Data section
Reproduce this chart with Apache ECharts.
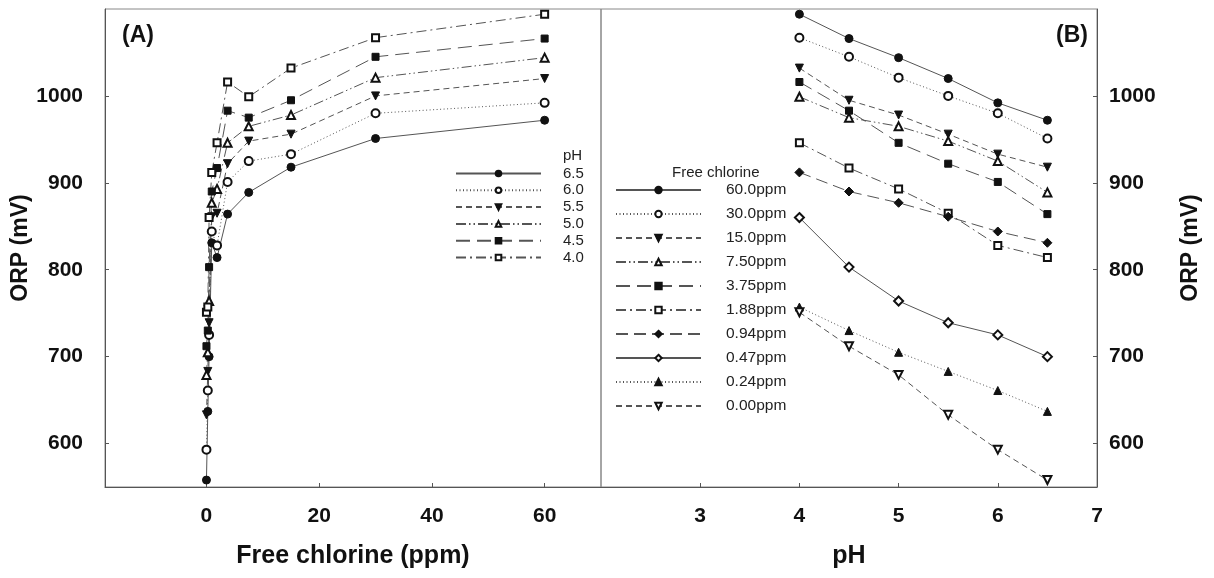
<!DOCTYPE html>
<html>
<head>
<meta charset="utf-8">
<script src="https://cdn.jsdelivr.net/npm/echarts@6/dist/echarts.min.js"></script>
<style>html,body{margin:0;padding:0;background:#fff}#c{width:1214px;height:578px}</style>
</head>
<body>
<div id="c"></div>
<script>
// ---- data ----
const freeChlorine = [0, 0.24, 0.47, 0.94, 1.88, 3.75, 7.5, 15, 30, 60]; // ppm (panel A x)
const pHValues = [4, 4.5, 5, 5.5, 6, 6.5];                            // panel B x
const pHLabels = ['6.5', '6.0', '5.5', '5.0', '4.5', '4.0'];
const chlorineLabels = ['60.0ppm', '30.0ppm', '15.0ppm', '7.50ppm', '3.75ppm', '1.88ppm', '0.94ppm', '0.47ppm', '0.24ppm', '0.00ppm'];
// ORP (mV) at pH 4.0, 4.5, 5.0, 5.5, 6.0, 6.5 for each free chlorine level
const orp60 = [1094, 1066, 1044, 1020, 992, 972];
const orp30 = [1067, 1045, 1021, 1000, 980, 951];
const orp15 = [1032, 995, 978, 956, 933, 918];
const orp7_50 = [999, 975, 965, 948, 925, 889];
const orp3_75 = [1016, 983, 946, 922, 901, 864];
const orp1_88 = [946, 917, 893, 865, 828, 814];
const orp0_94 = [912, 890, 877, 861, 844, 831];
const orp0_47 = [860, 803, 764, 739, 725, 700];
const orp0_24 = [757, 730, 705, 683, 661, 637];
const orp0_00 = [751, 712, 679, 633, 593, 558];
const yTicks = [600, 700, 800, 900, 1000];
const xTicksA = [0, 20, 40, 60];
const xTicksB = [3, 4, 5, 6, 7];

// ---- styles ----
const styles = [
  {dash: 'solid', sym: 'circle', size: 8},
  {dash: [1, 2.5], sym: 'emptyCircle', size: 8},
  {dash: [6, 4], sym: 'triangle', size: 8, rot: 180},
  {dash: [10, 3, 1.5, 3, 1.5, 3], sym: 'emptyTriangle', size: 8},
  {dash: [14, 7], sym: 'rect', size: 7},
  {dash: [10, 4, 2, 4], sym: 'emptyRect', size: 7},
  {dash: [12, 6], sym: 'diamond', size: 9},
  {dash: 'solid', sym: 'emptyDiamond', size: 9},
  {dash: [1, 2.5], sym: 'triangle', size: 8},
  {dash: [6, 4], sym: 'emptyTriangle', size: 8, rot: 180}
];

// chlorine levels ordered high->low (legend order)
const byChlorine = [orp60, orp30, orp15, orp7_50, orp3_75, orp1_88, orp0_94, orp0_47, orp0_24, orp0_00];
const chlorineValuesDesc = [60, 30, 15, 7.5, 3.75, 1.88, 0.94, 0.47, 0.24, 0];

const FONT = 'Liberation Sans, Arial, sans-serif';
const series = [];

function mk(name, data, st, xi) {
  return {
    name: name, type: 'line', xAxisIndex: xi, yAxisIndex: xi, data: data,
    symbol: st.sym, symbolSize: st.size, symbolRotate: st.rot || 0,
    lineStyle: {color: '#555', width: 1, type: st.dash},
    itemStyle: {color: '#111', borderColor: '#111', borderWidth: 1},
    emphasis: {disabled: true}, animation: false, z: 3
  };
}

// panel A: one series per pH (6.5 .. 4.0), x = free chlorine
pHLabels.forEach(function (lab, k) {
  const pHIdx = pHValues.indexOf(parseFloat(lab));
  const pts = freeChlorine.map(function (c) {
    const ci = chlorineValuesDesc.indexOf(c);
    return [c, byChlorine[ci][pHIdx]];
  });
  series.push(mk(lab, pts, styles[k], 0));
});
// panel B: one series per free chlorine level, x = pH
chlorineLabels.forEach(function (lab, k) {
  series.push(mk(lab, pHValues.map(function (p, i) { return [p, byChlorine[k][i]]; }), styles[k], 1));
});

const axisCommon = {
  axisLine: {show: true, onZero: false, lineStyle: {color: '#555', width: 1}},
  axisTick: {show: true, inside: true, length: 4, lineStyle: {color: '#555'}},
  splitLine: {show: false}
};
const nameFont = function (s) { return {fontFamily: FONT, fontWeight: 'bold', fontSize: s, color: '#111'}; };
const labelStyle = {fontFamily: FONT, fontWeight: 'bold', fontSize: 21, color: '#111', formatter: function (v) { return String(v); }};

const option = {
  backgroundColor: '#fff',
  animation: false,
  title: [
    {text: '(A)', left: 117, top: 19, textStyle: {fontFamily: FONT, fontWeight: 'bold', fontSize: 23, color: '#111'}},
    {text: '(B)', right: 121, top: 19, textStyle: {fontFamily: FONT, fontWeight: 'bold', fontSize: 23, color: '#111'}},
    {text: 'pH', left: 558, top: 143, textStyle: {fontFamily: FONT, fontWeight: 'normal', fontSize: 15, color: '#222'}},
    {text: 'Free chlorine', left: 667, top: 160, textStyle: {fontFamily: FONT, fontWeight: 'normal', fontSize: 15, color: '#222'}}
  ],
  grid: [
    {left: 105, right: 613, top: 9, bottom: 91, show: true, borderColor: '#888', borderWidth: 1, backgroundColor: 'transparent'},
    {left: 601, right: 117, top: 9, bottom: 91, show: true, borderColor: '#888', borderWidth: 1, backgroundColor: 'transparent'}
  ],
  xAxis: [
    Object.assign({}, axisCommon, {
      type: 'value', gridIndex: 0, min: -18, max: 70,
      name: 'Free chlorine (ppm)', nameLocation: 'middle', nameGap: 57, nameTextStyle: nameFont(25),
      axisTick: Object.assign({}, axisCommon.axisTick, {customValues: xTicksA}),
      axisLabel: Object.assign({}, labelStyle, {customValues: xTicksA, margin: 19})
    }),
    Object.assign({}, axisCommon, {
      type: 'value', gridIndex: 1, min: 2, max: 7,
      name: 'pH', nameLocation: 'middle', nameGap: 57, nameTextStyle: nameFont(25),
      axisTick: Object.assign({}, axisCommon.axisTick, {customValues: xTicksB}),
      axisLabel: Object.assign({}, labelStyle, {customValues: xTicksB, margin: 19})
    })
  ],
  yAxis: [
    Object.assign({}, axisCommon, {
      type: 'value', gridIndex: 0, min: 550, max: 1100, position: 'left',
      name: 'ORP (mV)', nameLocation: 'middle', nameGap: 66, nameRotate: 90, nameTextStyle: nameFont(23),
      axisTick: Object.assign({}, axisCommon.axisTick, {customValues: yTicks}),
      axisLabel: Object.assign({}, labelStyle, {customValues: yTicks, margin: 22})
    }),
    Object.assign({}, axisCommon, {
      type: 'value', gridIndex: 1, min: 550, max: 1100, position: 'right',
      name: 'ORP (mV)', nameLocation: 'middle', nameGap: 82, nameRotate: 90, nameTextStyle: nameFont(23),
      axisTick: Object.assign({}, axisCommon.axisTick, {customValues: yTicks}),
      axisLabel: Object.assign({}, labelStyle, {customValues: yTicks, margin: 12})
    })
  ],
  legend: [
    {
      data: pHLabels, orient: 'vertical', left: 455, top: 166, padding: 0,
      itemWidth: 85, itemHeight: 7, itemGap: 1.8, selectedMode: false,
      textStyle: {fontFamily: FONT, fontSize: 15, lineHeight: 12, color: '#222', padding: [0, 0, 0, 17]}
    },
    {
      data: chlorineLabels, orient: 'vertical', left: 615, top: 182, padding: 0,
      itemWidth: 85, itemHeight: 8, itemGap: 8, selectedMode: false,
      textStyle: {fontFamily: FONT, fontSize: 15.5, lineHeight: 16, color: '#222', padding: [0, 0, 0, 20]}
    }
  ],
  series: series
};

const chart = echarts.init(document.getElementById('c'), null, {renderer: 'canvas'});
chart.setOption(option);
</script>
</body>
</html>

What you will do
Print the whole listing above once more, word for word, without its pictures.

Response for this exercise
Reproduce this chart with Apache ECharts.
<!DOCTYPE html>
<html>
<head>
<meta charset="utf-8">
<script src="https://cdn.jsdelivr.net/npm/echarts@6/dist/echarts.min.js"></script>
<style>html,body{margin:0;padding:0;background:#fff}#c{width:1214px;height:578px}</style>
</head>
<body>
<div id="c"></div>
<script>
// ---- data ----
const freeChlorine = [0, 0.24, 0.47, 0.94, 1.88, 3.75, 7.5, 15, 30, 60]; // ppm (panel A x)
const pHValues = [4, 4.5, 5, 5.5, 6, 6.5];                            // panel B x
const pHLabels = ['6.5', '6.0', '5.5', '5.0', '4.5', '4.0'];
const chlorineLabels = ['60.0ppm', '30.0ppm', '15.0ppm', '7.50ppm', '3.75ppm', '1.88ppm', '0.94ppm', '0.47ppm', '0.24ppm', '0.00ppm'];
// ORP (mV) at pH 4.0, 4.5, 5.0, 5.5, 6.0, 6.5 for each free chlorine level
const orp60 = [1094, 1066, 1044, 1020, 992, 972];
const orp30 = [1067, 1045, 1021, 1000, 980, 951];
const orp15 = [1032, 995, 978, 956, 933, 918];
const orp7_50 = [999, 975, 965, 948, 925, 889];
const orp3_75 = [1016, 983, 946, 922, 901, 864];
const orp1_88 = [946, 917, 893, 865, 828, 814];
const orp0_94 = [912, 890, 877, 861, 844, 831];
const orp0_47 = [860, 803, 764, 739, 725, 700];
const orp0_24 = [757, 730, 705, 683, 661, 637];
const orp0_00 = [751, 712, 679, 633, 593, 558];
const yTicks = [600, 700, 800, 900, 1000];
const xTicksA = [0, 20, 40, 60];
const xTicksB = [3, 4, 5, 6, 7];

// ---- styles ----
const styles = [
  {dash: 'solid', sym: 'circle', size: 8},
  {dash: [1, 2.5], sym: 'emptyCircle', size: 8},
  {dash: [6, 4], sym: 'triangle', size: 8, rot: 180},
  {dash: [10, 3, 1.5, 3, 1.5, 3], sym: 'emptyTriangle', size: 8},
  {dash: [14, 7], sym: 'rect', size: 7},
  {dash: [10, 4, 2, 4], sym: 'emptyRect', size: 7},
  {dash: [12, 6], sym: 'diamond', size: 9},
  {dash: 'solid', sym: 'emptyDiamond', size: 9},
  {dash: [1, 2.5], sym: 'triangle', size: 8},
  {dash: [6, 4], sym: 'emptyTriangle', size: 8, rot: 180}
];

// chlorine levels ordered high->low (legend order)
const byChlorine = [orp60, orp30, orp15, orp7_50, orp3_75, orp1_88, orp0_94, orp0_47, orp0_24, orp0_00];
const chlorineValuesDesc = [60, 30, 15, 7.5, 3.75, 1.88, 0.94, 0.47, 0.24, 0];

const FONT = 'Liberation Sans, Arial, sans-serif';
const series = [];

function mk(name, data, st, xi) {
  return {
    name: name, type: 'line', xAxisIndex: xi, yAxisIndex: xi, data: data,
    symbol: st.sym, symbolSize: st.size, symbolRotate: st.rot || 0,
    lineStyle: {color: '#555', width: 1, type: st.dash},
    itemStyle: {color: '#111', borderColor: '#111', borderWidth: 1},
    emphasis: {disabled: true}, animation: false, z: 3
  };
}

// panel A: one series per pH (6.5 .. 4.0), x = free chlorine
pHLabels.forEach(function (lab, k) {
  const pHIdx = pHValues.indexOf(parseFloat(lab));
  const pts = freeChlorine.map(function (c) {
    const ci = chlorineValuesDesc.indexOf(c);
    return [c, byChlorine[ci][pHIdx]];
  });
  series.push(mk(lab, pts, styles[k], 0));
});
// panel B: one series per free chlorine level, x = pH
chlorineLabels.forEach(function (lab, k) {
  series.push(mk(lab, pHValues.map(function (p, i) { return [p, byChlorine[k][i]]; }), styles[k], 1));
});

const axisCommon = {
  axisLine: {show: true, onZero: false, lineStyle: {color: '#555', width: 1}},
  axisTick: {show: true, inside: true, length: 4, lineStyle: {color: '#555'}},
  splitLine: {show: false}
};
const nameFont = function (s) { return {fontFamily: FONT, fontWeight: 'bold', fontSize: s, color: '#111'}; };
const labelStyle = {fontFamily: FONT, fontWeight: 'bold', fontSize: 21, color: '#111', formatter: function (v) { return String(v); }};

const option = {
  backgroundColor: '#fff',
  animation: false,
  title: [
    {text: '(A)', left: 117, top: 19, textStyle: {fontFamily: FONT, fontWeight: 'bold', fontSize: 23, color: '#111'}},
    {text: '(B)', right: 121, top: 19, textStyle: {fontFamily: FONT, fontWeight: 'bold', fontSize: 23, color: '#111'}},
    {text: 'pH', left: 558, top: 143, textStyle: {fontFamily: FONT, fontWeight: 'normal', fontSize: 15, color: '#222'}},
    {text: 'Free chlorine', left: 667, top: 160, textStyle: {fontFamily: FONT, fontWeight: 'normal', fontSize: 15, color: '#222'}}
  ],
  grid: [
    {left: 105, right: 613, top: 9, bottom: 91, show: true, borderColor: '#888', borderWidth: 1, backgroundColor: 'transparent'},
    {left: 601, right: 117, top: 9, bottom: 91, show: true, borderColor: '#888', borderWidth: 1, backgroundColor: 'transparent'}
  ],
  xAxis: [
    Object.assign({}, axisCommon, {
      type: 'value', gridIndex: 0, min: -18, max: 70,
      name: 'Free chlorine (ppm)', nameLocation: 'middle', nameGap: 57, nameTextStyle: nameFont(25),
      axisTick: Object.assign({}, axisCommon.axisTick, {customValues: xTicksA}),
      axisLabel: Object.assign({}, labelStyle, {customValues: xTicksA, margin: 19})
    }),
    Object.assign({}, axisCommon, {
      type: 'value', gridIndex: 1, min: 2, max: 7,
      name: 'pH', nameLocation: 'middle', nameGap: 57, nameTextStyle: nameFont(25),
      axisTick: Object.assign({}, axisCommon.axisTick, {customValues: xTicksB}),
      axisLabel: Object.assign({}, labelStyle, {customValues: xTicksB, margin: 19})
    })
  ],
  yAxis: [
    Object.assign({}, axisCommon, {
      type: 'value', gridIndex: 0, min: 550, max: 1100, position: 'left',
      name: 'ORP (mV)', nameLocation: 'middle', nameGap: 66, nameRotate: 90, nameTextStyle: nameFont(23),
      axisTick: Object.assign({}, axisCommon.axisTick, {customValues: yTicks}),
      axisLabel: Object.assign({}, labelStyle, {customValues: yTicks, margin: 22})
    }),
    Object.assign({}, axisCommon, {
      type: 'value', gridIndex: 1, min: 550, max: 1100, position: 'right',
      name: 'ORP (mV)', nameLocation: 'middle', nameGap: 82, nameRotate: 90, nameTextStyle: nameFont(23),
      axisTick: Object.assign({}, axisCommon.axisTick, {customValues: yTicks}),
      axisLabel: Object.assign({}, labelStyle, {customValues: yTicks, margin: 12})
    })
  ],
  legend: [
    {
      data: pHLabels, orient: 'vertical', left: 455, top: 166, padding: 0,
      itemWidth: 85, itemHeight: 7, itemGap: 1.8, selectedMode: false,
      textStyle: {fontFamily: FONT, fontSize: 15, lineHeight: 12, color: '#222', padding: [0, 0, 0, 17]}
    },
    {
      data: chlorineLabels, orient: 'vertical', left: 615, top: 182, padding: 0,
      itemWidth: 85, itemHeight: 8, itemGap: 8, selectedMode: false,
      textStyle: {fontFamily: FONT, fontSize: 15.5, lineHeight: 16, color: '#222', padding: [0, 0, 0, 20]}
    }
  ],
  series: series
};

const chart = echarts.init(document.getElementById('c'), null, {renderer: 'canvas'});
chart.setOption(option);
</script>
</body>
</html>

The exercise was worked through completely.